Hitchcock remade the film with James Stewart and Doris Day in 1956 for Paramount Pictures. The two films, however, are very different in tone, in setting, and in many plot details. In the book-length interview Hitchcock/Truffaut (1967), in response to fellow filmmaker François Truffaut's assertion that aspects of the remake were by far superior, Hitchcock replied "Let's say the first version is the work of a talented amateur and the second was made by a professional."
The film has nothing except the title in common with G. K. Chesterton's 1922 book of detective stories of the same name. Hitchcock decided to use the title as he had the rights for some of the stories in the book.

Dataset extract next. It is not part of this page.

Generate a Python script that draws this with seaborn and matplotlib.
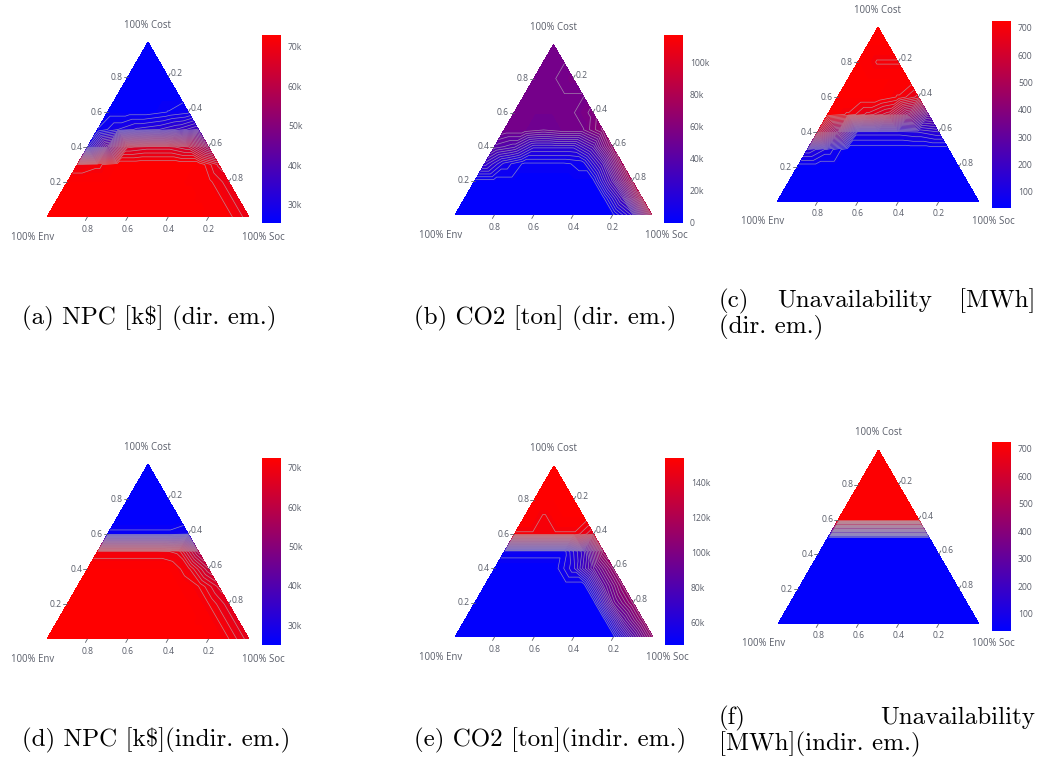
import numpy as np
import matplotlib
matplotlib.use("Agg")
import matplotlib.pyplot as plt
import matplotlib.tri as mtri
from matplotlib.colors import Normalize
from matplotlib.cm import ScalarMappable
import seaborn as sns

# ---------------------------------------------------------------------------
# Values sampled on a ternary lattice (step 0.1).
# Row i holds points with Cost = i/10; entry j has Soc = j/10, Env = 1-Cost-Soc.
# ---------------------------------------------------------------------------
npc_dir = [  # k$
    [73, 73, 73, 73, 73, 73, 73, 73, 73, 72, 69],
    [73, 73, 73, 73, 73, 73, 73, 73, 72, 69],
    [73, 73, 73, 73, 73, 73, 73, 72, 69],
    [70, 71, 73, 73, 73, 73, 73, 68],
    [30, 45, 65, 66, 66, 64, 55],
    [27, 30, 32, 33, 35, 38],
    [26, 26, 26, 27, 28],
    [26, 26, 26, 26],
    [26, 26, 26],
    [26, 26],
    [26],
]

co2_dir = [  # kton
    [2, 2, 2, 2, 2, 2, 2, 2, 2, 20, 85],
    [2, 2, 2, 2, 2, 2, 2, 2, 30, 85],
    [2, 2, 2, 2, 2, 2, 2, 35, 80],
    [25, 10, 3, 3, 3, 5, 30, 75],
    [40, 35, 20, 20, 20, 35, 70],
    [52.5, 52.5, 49.5, 52.5, 52.5, 65],
    [52.5, 52.5, 52.5, 52.5, 58],
    [52.5, 52.5, 52.5, 52.5],
    [52.5, 52.5, 55.5],
    [52.5, 52.5],
    [52.5],
]

unav_dir = [  # MWh
    [45, 45, 45, 45, 45, 45, 45, 45, 45, 45, 45],
    [45, 45, 45, 45, 45, 45, 45, 45, 45, 45],
    [45, 45, 45, 45, 45, 45, 45, 45, 45],
    [150, 100, 45, 45, 45, 45, 45, 45],
    [600, 400, 120, 120, 120, 130, 150],
    [720, 700, 650, 600, 450, 300],
    [725, 725, 725, 700, 650],
    [725, 725, 725, 725],
    [725, 700, 700],
    [725, 725],
    [725],
]

npc_indir = [  # k$
    [72.5, 72.5, 72.5, 72.5, 72.5, 72.5, 72.5, 72.5, 72.5, 71, 67],
    [72.5, 72.5, 72.5, 72.5, 72.5, 72.5, 72.5, 72.5, 71, 67],
    [72.5, 72.5, 72.5, 72.5, 72.5, 72.5, 72.5, 71, 67],
    [72.5, 72.5, 72.5, 72.5, 72.5, 72.5, 71, 66],
    [72.5, 72.5, 72.5, 72.5, 72.5, 70, 62],
    [70, 70, 70, 70, 69, 58],
    [27, 27, 27, 27, 28],
    [25, 25, 25, 25],
    [25, 25, 25],
    [25, 25],
    [25],
]

co2_indir = [  # kton
    [48, 48, 48, 48, 48, 48, 48, 48, 48, 80, 110],
    [48, 48, 48, 48, 48, 48, 48, 48, 85, 110],
    [48, 48, 48, 48, 48, 48, 48, 90, 110],
    [48, 48, 48, 48, 48, 48, 85, 110],
    [48, 48, 48, 48, 60, 85, 110],
    [52, 52, 52, 52, 70, 115],
    [150, 150, 150, 150, 140],
    [154, 150, 154, 154],
    [154, 154, 154],
    [154, 154],
    [154],
]

unav_indir = [  # MWh
    [45, 45, 45, 45, 45, 45, 45, 45, 45, 45, 45],
    [45, 45, 45, 45, 45, 45, 45, 45, 45, 45],
    [45, 45, 45, 45, 45, 45, 45, 45, 45],
    [45, 45, 45, 45, 45, 45, 45, 45],
    [45, 45, 45, 45, 45, 45, 45],
    [45, 45, 45, 45, 45, 45],
    [720, 720, 720, 720, 720],
    [720, 720, 720, 720],
    [720, 720, 720],
    [720, 720],
    [720],
]

# colour-bar ranges and ticks
ranges = [(25.4, 73), (0, 117), (41, 725), (25, 72.5), (47, 154), (38, 725)]
cbar_ticks = [
    [30, 40, 50, 60, 70],
    [0, 20, 40, 60, 80, 100],
    [100, 200, 300, 400, 500, 600, 700],
    [30, 40, 50, 60, 70],
    [60, 80, 100, 120, 140],
    [100, 200, 300, 400, 500, 600, 700],
]
cbar_labels = [
    ["30k", "40k", "50k", "60k", "70k"],
    ["0", "20k", "40k", "60k", "80k", "100k"],
    ["100", "200", "300", "400", "500", "600", "700"],
    ["30k", "40k", "50k", "60k", "70k"],
    ["60k", "80k", "100k", "120k", "140k"],
    ["100", "200", "300", "400", "500", "600", "700"],
]

pole_labels = ["100% Cost", "100% Env", "100% Soc"]
axis_ticks = [0.2, 0.4, 0.6, 0.8]

captions = [
    ["(a) NPC [k$] (dir. em.)"],
    ["(b) CO2 [ton] (dir. em.)"],
    [["(c)", "Unavailability", "[MWh]"], "(dir. em.)"],
    ["(d) NPC [k$](indir. em.)"],
    ["(e) CO2 [ton](indir. em.)"],
    [["(f)", "Unavailability"], "[MWh](indir. em.)"],
]

fields = [npc_dir, co2_dir, unav_dir, npc_indir, co2_indir, unav_indir]

# ---------------------------------------------------------------------------
# layout (pixels): base-left x, base y, base width, colour bar x0, x1, top, bottom
# ---------------------------------------------------------------------------
W, H = 1039, 761
layout = [
    (47, 217, 202, 262, 281, 35, 223),
    (455, 215, 197, 664, 683, 35, 223),
    (777, 202, 202, 992, 1011, 21, 208),
    (47, 639, 202, 262, 281, 458, 645),
    (455, 637, 198, 665, 684, 458, 645),
    (778, 624, 201, 992, 1011, 442, 631),
]
caption_pos = [  # x left, y centre (first line)
    (22, 318), (414, 318), (719, 301), (22, 740), (414, 740), (719, 718)
]

sns.set_theme(style="white")
plt.rcParams["font.family"] = ["Open Sans", "DejaVu Sans"]

SQ3 = np.sqrt(3.0) / 2.0
CMAP = sns.blend_palette(["#0000ff", "#ff0000"], as_cmap=True)
TXT = "#5a5e6a"
LINE = "#b2b0b8"

fig = plt.figure(figsize=(W / 100, H / 100), dpi=100)
fig.patch.set_facecolor("white")


def lattice(rows):
    n = len(rows) - 1
    xs, ys, zs, index = [], [], [], {}
    for i, row in enumerate(rows):
        c = i / n
        for j, v in enumerate(row):
            s = j / n
            index[(i, j)] = len(xs)
            xs.append(s + c / 2.0)
            ys.append(c * SQ3)
            zs.append(v)
    tris = []
    for i in range(n):
        for j in range(n - i):
            tris.append([index[(i, j)], index[(i, j + 1)], index[(i + 1, j)]])
            if j + 1 <= n - i - 1:
                tris.append([index[(i, j + 1)], index[(i + 1, j + 1)], index[(i + 1, j)]])
    tri = mtri.Triangulation(np.array(xs), np.array(ys), np.array(tris))
    return tri, np.array(zs, dtype=float)


def px(fx, fy):
    return fx / W, 1 - fy / H


for k, rows in enumerate(fields):
    bx, by, bw, cx0, cx1, ct, cb = layout[k]
    lo, hi = ranges[k]
    th = bw * SQ3
    l, b = px(bx, by)
    ax = fig.add_axes([l, b, bw / W, th / H])
    ax.set_xlim(0, 1)
    ax.set_ylim(0, SQ3)
    ax.axis("off")

    tri, z = lattice(rows)
    refiner = mtri.UniformTriRefiner(tri)
    tri_f, z_f = refiner.refine_field(
        z, triinterpolator=mtri.LinearTriInterpolator(tri, z), subdiv=2)
    norm = Normalize(lo, hi)
    ax.tricontourf(tri_f, z_f, levels=np.linspace(lo, hi, 48), cmap=CMAP,
                   norm=norm, extend="both")
    ax.tricontour(tri_f, z_f, levels=np.linspace(lo, hi, 32)[1:-1],
                  colors=LINE, linewidths=0.5, alpha=0.75)

    u = 1.0 / bw  # one pixel in data units
    tk = dict(color=TXT, lw=0.6, clip_on=False)
    fs = 6.2
    for t in axis_ticks:
        lab = f"{t:.1f}"
        # left edge: Cost
        x, y = t / 2.0, t * SQ3
        ax.plot([x - 4 * u, x], [y, y], **tk)
        ax.text(x - 5 * u, y, lab, ha="right", va="center", fontsize=fs, color=TXT)
        # right edge: Soc
        x, y = t + (1 - t) / 2.0, (1 - t) * SQ3
        dx, dy = 2 * u, 3.5 * u
        ax.plot([x, x + dx], [y, y + dy], **tk)
        ax.text(x + dx + 0.5 * u, y + dy, lab, ha="left", va="center", fontsize=fs, color=TXT)
        # base: Env
        x = 1 - t
        ax.plot([x, x - 2 * u], [0, -3.5 * u], **tk)
        ax.text(x, -12 * u, lab, ha="center", va="center", fontsize=fs, color=TXT)

    ax.text(0.5, SQ3 + 17 * u, pole_labels[0], ha="center", va="center",
            fontsize=6.9, color=TXT)
    ax.text(-14 * u, -20 * u, pole_labels[1], ha="center", va="center",
            fontsize=6.9, color=TXT)
    ax.text(1 + 14 * u, -20 * u, pole_labels[2], ha="center", va="center",
            fontsize=6.9, color=TXT)

    # colour bar
    l, b = px(cx0, cb)
    cax = fig.add_axes([l, b, (cx1 - cx0) / W, (cb - ct) / H])
    sm = ScalarMappable(norm=norm, cmap=CMAP)
    cbar = fig.colorbar(sm, cax=cax)
    cbar.outline.set_visible(False)
    cbar.set_ticks(cbar_ticks[k])
    cbar.set_ticklabels(cbar_labels[k])
    cax.tick_params(length=0, labelsize=6.2, colors=TXT, pad=5)

    # caption
    cap = captions[k]
    x0, y0 = caption_pos[k]
    cfont = dict(family="cmr10", fontsize=18, color="black", va="center")
    if len(cap) == 1:
        fig.text(*px(x0, y0), cap[0], ha="left", **cfont)
    else:
        words, second = cap
        x_right = 1035
        if len(words) == 3:
            fig.text(*px(x0, y0), words[0], ha="left", **cfont)
            fig.text(*px(855, y0), words[1], ha="center", **cfont)
            fig.text(*px(x_right, y0), words[2], ha="right", **cfont)
        else:
            fig.text(*px(x0, y0), words[0], ha="left", **cfont)
            fig.text(*px(x_right, y0), words[1], ha="right", **cfont)
        fig.text(*px(x0, y0 + 26), second, ha="left", **cfont)

fig.savefig("out.png", dpi=100, facecolor="white")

Bob and Jill Lawrence (Leslie Banks and Edna Best) are a British couple on a trip to Switzerland, travelling with their daughter Betty (Nova Pilbeam). Jill is participating in a clay pigeon shooting contest. She is the best shot but she loses first place to a male sharpshooter because, at the crucial moment, she was distracted by the noise of a chiming watch which belongs to Abbott (Peter Lorre).
Bob and Jill have befriended Frenchman Louis Bernard (Pierre Fresnay) who is staying in their hotel. One evening, Louis is fatally shot as Jill dances with him. Before he expires, Louis tells Bob where to find a note to be delivered to the British consul. Bob reads the note, which contains vital indications about a planned international crime.